Климов пожимает плечами.
Они стоят в желтом конусе света, два рослых молодых человека, очень похожие друг на друга, почти одногодки — лейтенант и сержант, однако лейтенант ощущает себя значительно старше, потому что больше убежден в необходимости того, чем занимается сам и чему учит подчиненных, в том числе Климова. Не так давно, всего полтора-два года назад, он впервые по-настоящему ощутил вдруг себя военным навсегда, определенно почувствовал, что избрал достойный путь: военная профессия, а тем более профессия офицера-десантника, — призвание убежденных, честных, прямодушных и сильных людей.
Дима помнит, как после выпуска, перед отъездом к месту службы, лежа в одной комнате с отцом, они шептались в темноте, стараясь не беспокоить мать, заснувшую за перегородкой:
— Теперь я стал кадровым военным и еду в первый в своей жизни полк. Под мое начало дадут сколько-то там людей. Я должен, я обязан буду распоряжаться их временем, силами, управлять их настроением — ими командовать. Но у человека должно быть на это право. Имею ли его я? Мне теперь положено быть знающим, справедливым и смелым, чтобы в каждом случае оказаться состоятельнее даже самого лучшего подчиненного…
Диме хочется сказать Климову нечто такое, чтобы сразу и навсегда этот симпатичный парень, его сержант, понял то, что твердо знает сам Дима, что держит в сердце, чем живет.
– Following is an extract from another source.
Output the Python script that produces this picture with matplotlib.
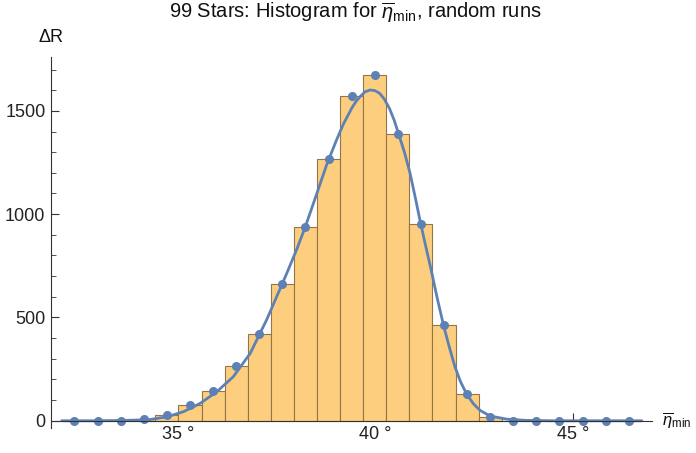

Диме хочется поделиться с ним самым главным своим знанием, приобретенным, почерпнутым из окружившей его жизни, от людей, с которыми он сталкивается, от доброго и работящего отца, — знанием того, зачем сам он, зачем Климов, подполковник Ярошевский здесь, зачем на голубых петлицах их шинелей парашюты с корабликами.
Еще в училище Дима прочитал слова, настолько поразившие его верностью, что теперь он считает их своими и иногда повторяет про себя.
«Со мной может случиться смертельное несчастье, — говорил человек, — оно входит в мою профессиональную судьбу. Но я бы хотел, чтобы некоторые мысли, рожденные войной и долгим опытом жизни и, может быть, имеющие общую важность, не обратились в забвение вместе с моим прахом и послужили как особого рода оружие тому же делу, которому служил и я. А я служил и служу делу защиты нашего общего отчего крова, называемого Отчизной, я работаю всем своим духом, телом и орудием на оборону живой целости нашей земли, которую я полюбил еще в детство наивным чувством, а позже — осмысленно, как солдат, который согласен отдать обратно жизнь за эту землю, потому что солдат понимает: жизнь ему одолжается Родиной лишь временно. Вся честь солдата заключается в этом понимании: жизнь человека есть дар, полученный им от Родины, и при нужде следует уметь возвратить этот дар обратно».